Arriving seven years on from their third, ‘Near To The Wild Heart Of Life’, which both expanded upon Japandroids’ sound and took away some of its muscle, ‘Fate & Alcohol’ belatedly adds a full stop to a tale that looked set to be defined by its open-endedness, both in a literal and artistic sense.

When they screamed into view with their scratchily euphoric 2009 debut ‘Post-Nothing’, Brian King and David Prowse’s songs rocked in a way that suggested the very act of rocking together might be enough to redeem a bad week or even a bad year. In their world, there was always tomorrow and the bleary-eyed chance of a do-over.

For this reason, disappearing without so much as a goodbye and leaving the chips to fall where they may would have fitted Japandroids like a glove. But even a cursory listen to ‘Fate & Alcohol’ reveals that this doesn’t chime with who they are now. Fundamentally, this is a record that deals with the thorny issue of people changing.

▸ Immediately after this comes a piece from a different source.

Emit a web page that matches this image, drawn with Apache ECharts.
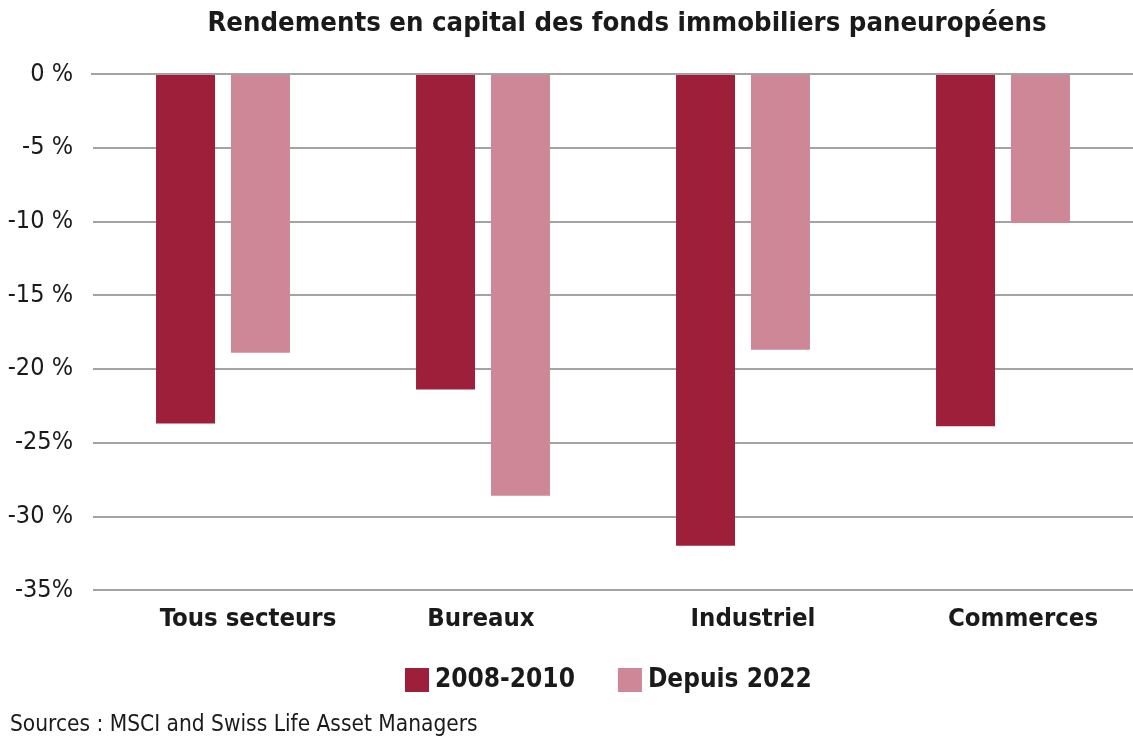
<!DOCTYPE html>
<html>
<head>
<meta charset="utf-8">
<script src="https://cdn.jsdelivr.net/npm/echarts@6/dist/echarts.min.js"></script>
<style>
html,body{margin:0;padding:0;background:#fff;}
#c{width:1133px;height:744px;}
</style>
</head>
<body>
<div id="c"></div>
<script>
const categories = ["Tous secteurs", "Bureaux", "Industriel", "Commerces"];
const series2008 = [-23.7, -21.4, -32.0, -23.9];
const seriesDepuis2022 = [-18.9, -28.6, -18.7, -10.1];
const seriesNames = ["2008-2010", "Depuis 2022"];
const tickLabels = {"0": "0 %", "-5": "-5 %", "-10": "-10 %", "-15": "-15 %", "-20": "-20 %", "-25": "-25%", "-30": "-30 %", "-35": "-35%"};

// style: horizontal nudges of the category labels, as in the original layout
const LABEL_NUDGE = [25, -2, 10, 20];
const FONT = '"DejaVu Sans Condensed", "Liberation Sans Narrow", sans-serif';
const chart = echarts.init(document.getElementById('c'));
chart.setOption({
  animation: false,
  title: [{
    text: "Rendements en capital des fonds immobiliers paneuropéens",
    left: 622, top: 5, textAlign: 'center',
    textStyle: {fontFamily: FONT, fontWeight: 'bold', fontSize: 27.3, color: '#1a1a1a'}
  }, {
    text: "Sources : MSCI and Swiss Life Asset Managers",
    left: 5, top: 709,
    textStyle: {fontFamily: FONT, fontWeight: 'normal', fontSize: 22.5, color: '#1a1a1a'}
  }],
  legend: {
    data: seriesNames,
    left: 400, top: 662,
    itemWidth: 24, itemHeight: 24, itemGap: 43,
    icon: 'rect',
    textStyle: {fontFamily: FONT, fontWeight: 'bold', fontSize: 26, color: '#1a1a1a', padding: [0,0,0,1]}
  },
  grid: {left: 93, right: 0, top: 74, bottom: 154, containLabel: false},
  xAxis: {
    type: 'category', data: categories,
    axisLine: {show: false}, axisTick: {show: false},
    axisLabel: {show: false}
  },
  yAxis: {
    type: 'value', min: -35, max: 0, interval: 5,
    axisLine: {show: false}, axisTick: {show: false},
    splitLine: {lineStyle: {color: '#a3a3a3', width: 2}},
    axisLabel: {
      fontFamily: FONT, fontSize: 25, color: '#1a1a1a', margin: 20,
      formatter: v => tickLabels[String(v)]
    }
  },
  series: [{
    name: seriesNames[0], type: 'bar', data: series2008,
    barWidth: 59, barGap: '27%', itemStyle: {color: '#9e1f39'}
  }, {
    name: seriesNames[1], type: 'bar', data: seriesDepuis2022,
    barWidth: 59, itemStyle: {color: '#ce8797'}
  }]
});
// category labels and zero line placed through the library's scales
const labels = categories.map((c, i) => {
  const p = chart.convertToPixel({xAxisIndex: 0, yAxisIndex: 0}, [c, -35]);
  return {
    type: 'text', z: 10, x: p[0] + LABEL_NUDGE[i], y: p[1] + 29,
    style: {text: c, fontFamily: FONT, fontWeight: 'bold', fontSize: 25.5, fill: '#1a1a1a', align: 'center', verticalAlign: 'middle'}
  };
});
const z = chart.convertToPixel({yAxisIndex: 0}, 0);
labels.push({
  type: 'line', z: 20, shape: {x1: 91, y1: z, x2: 1133, y2: z},
  style: {stroke: '#a3a3a3', lineWidth: 2}
});
chart.setOption({graphic: labels});
</script>
</body>
</html>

These days, King is sober and set to walk away into a more regular life with a day job and kids and all that stuff. Prowse, meanwhile, recently confided that he’d “rather be playing drums and going all over the world playing shows” than calling it a day. The record neatly captures this bittersweet fracture, serving up a canny blend of ‘Celebration Rock’-style guitar bluster and hook-driven power-pop that is also suitably introspective. “Urgency, innocence and, when it comes to fucking up, firsthand experience,” King sings on ‘Fugitive Summer’ as his guitar threatens to gutter out.

During the rousing, blissfully noisy one-two of ‘Chicago’ and ‘Upon Sober Reflection’, ‘Fate & Alcohol’ has the juice to make you forget the lights are about to go out, harnessing the energy that once made Japandroids’ reckless, romantic barroom epics so at odds with the real world.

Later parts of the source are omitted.